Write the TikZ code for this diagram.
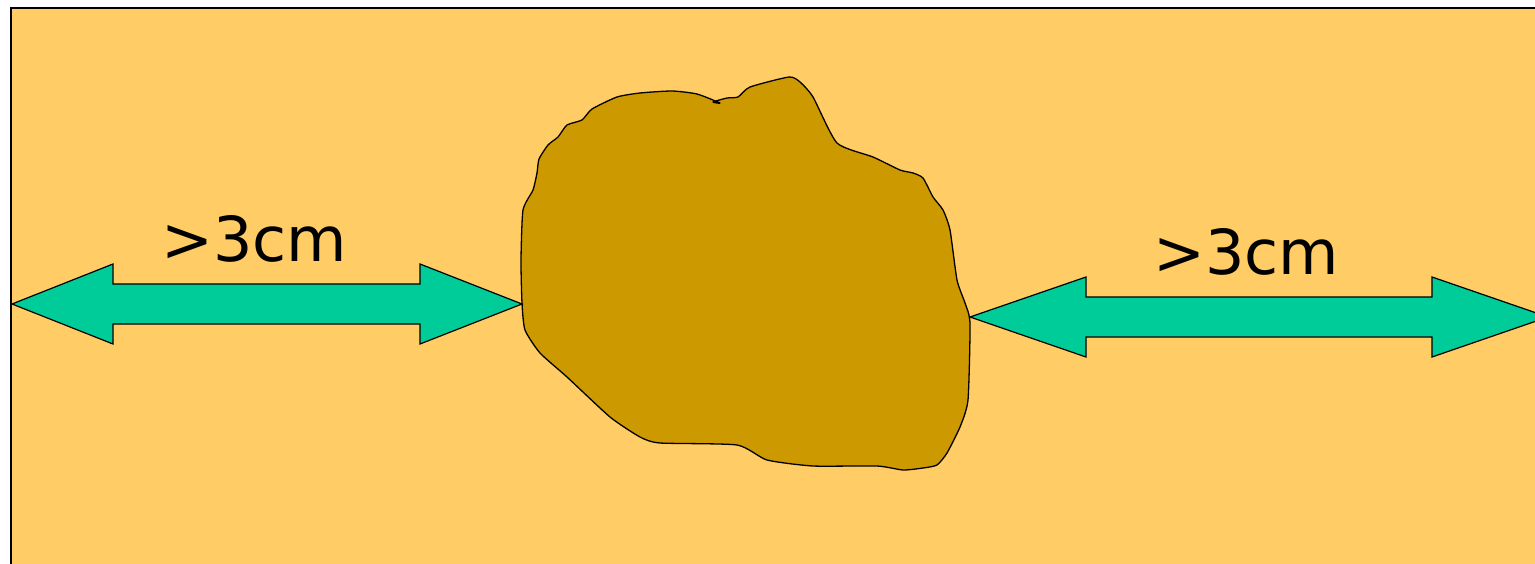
\documentclass[tikz,border=0pt]{standalone}
\usepackage{fontspec}
\setmainfont{DejaVu Sans}
\usetikzlibrary{positioning}

\definecolor{sand}{HTML}{FFCC66}
\definecolor{stone}{HTML}{CC9900}
\definecolor{gap}{HTML}{00CC99}

\begin{document}
\begin{tikzpicture}[
  x=1pt,y=-1pt,
  dblarrow/.style={draw,fill=gap,line width=1.2pt,line join=miter},
  lbl/.style={font=\fontsize{62}{64}\selectfont,inner sep=0pt}
]
  \useasboundingbox (0,0) rectangle (1535,564);
  \clip (0,0) rectangle (1535,564);
  % background
  \draw[fill=sand,line width=2.2pt] (11,8) rectangle (1545,575);
  % stone
  \draw[fill=stone,line width=1.3pt,line join=round] plot[smooth cycle,tension=0.35] coordinates {
    (789,77) (800,82) (813,97) (837,143) (873,157) (900,170) (913,173)
    (923,178) (933,197) (943,210) (950,230) (957,280) (965,303) (970,323)
    (968,400) (960,427) (947,453) (937,465) (923,468) (903,470) (877,466)
    (813,466) (767,460) (737,445) (660,443) (640,437) (610,417) (567,377)
    (540,353) (525,330) (522,303) (521,260) (523,210) (533,190) (537,173)
    (539,159) (548,145) (558,137) (567,125) (582,120) (592,109) (617,97)
    (640,93) (672,91) (697,94) (720,103) (713,102) (727,98) (738,97)
    (750,87)};
  % distance arrows
  \draw[dblarrow] (12,304) -- (113,264) -- (113,284) -- (420,284) -- (420,264)
    -- (522,304) -- (420,344) -- (420,324) -- (113,324) -- (113,344) -- cycle;
  \draw[dblarrow] (970,317) -- (1086,277) -- (1086,297) -- (1432,297) -- (1432,277)
    -- (1548,317) -- (1432,357) -- (1432,337) -- (1086,337) -- (1086,357) -- cycle;
  \node[lbl] (leftgap) at (254,239) {>3cm};
  \node[lbl] (rightgap) at (1246,252) {>3cm};
\end{tikzpicture}
\end{document}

####

Exercise: Leave the images out, please, and restate each line word for word.

Response:
Write the TikZ code for this diagram.
\documentclass[tikz,border=0pt]{standalone}
\usepackage{fontspec}
\setmainfont{DejaVu Sans}
\usetikzlibrary{positioning}

\definecolor{sand}{HTML}{FFCC66}
\definecolor{stone}{HTML}{CC9900}
\definecolor{gap}{HTML}{00CC99}

\begin{document}
\begin{tikzpicture}[
  x=1pt,y=-1pt,
  dblarrow/.style={draw,fill=gap,line width=1.2pt,line join=miter},
  lbl/.style={font=\fontsize{62}{64}\selectfont,inner sep=0pt}
]
  \useasboundingbox (0,0) rectangle (1535,564);
  \clip (0,0) rectangle (1535,564);
  % background
  \draw[fill=sand,line width=2.2pt] (11,8) rectangle (1545,575);
  % stone
  \draw[fill=stone,line width=1.3pt,line join=round] plot[smooth cycle,tension=0.35] coordinates {
    (789,77) (800,82) (813,97) (837,143) (873,157) (900,170) (913,173)
    (923,178) (933,197) (943,210) (950,230) (957,280) (965,303) (970,323)
    (968,400) (960,427) (947,453) (937,465) (923,468) (903,470) (877,466)
    (813,466) (767,460) (737,445) (660,443) (640,437) (610,417) (567,377)
    (540,353) (525,330) (522,303) (521,260) (523,210) (533,190) (537,173)
    (539,159) (548,145) (558,137) (567,125) (582,120) (592,109) (617,97)
    (640,93) (672,91) (697,94) (720,103) (713,102) (727,98) (738,97)
    (750,87)};
  % distance arrows
  \draw[dblarrow] (12,304) -- (113,264) -- (113,284) -- (420,284) -- (420,264)
    -- (522,304) -- (420,344) -- (420,324) -- (113,324) -- (113,344) -- cycle;
  \draw[dblarrow] (970,317) -- (1086,277) -- (1086,297) -- (1432,297) -- (1432,277)
    -- (1548,317) -- (1432,357) -- (1432,337) -- (1086,337) -- (1086,357) -- cycle;
  \node[lbl] (leftgap) at (254,239) {>3cm};
  \node[lbl] (rightgap) at (1246,252) {>3cm};
\end{tikzpicture}
\end{document}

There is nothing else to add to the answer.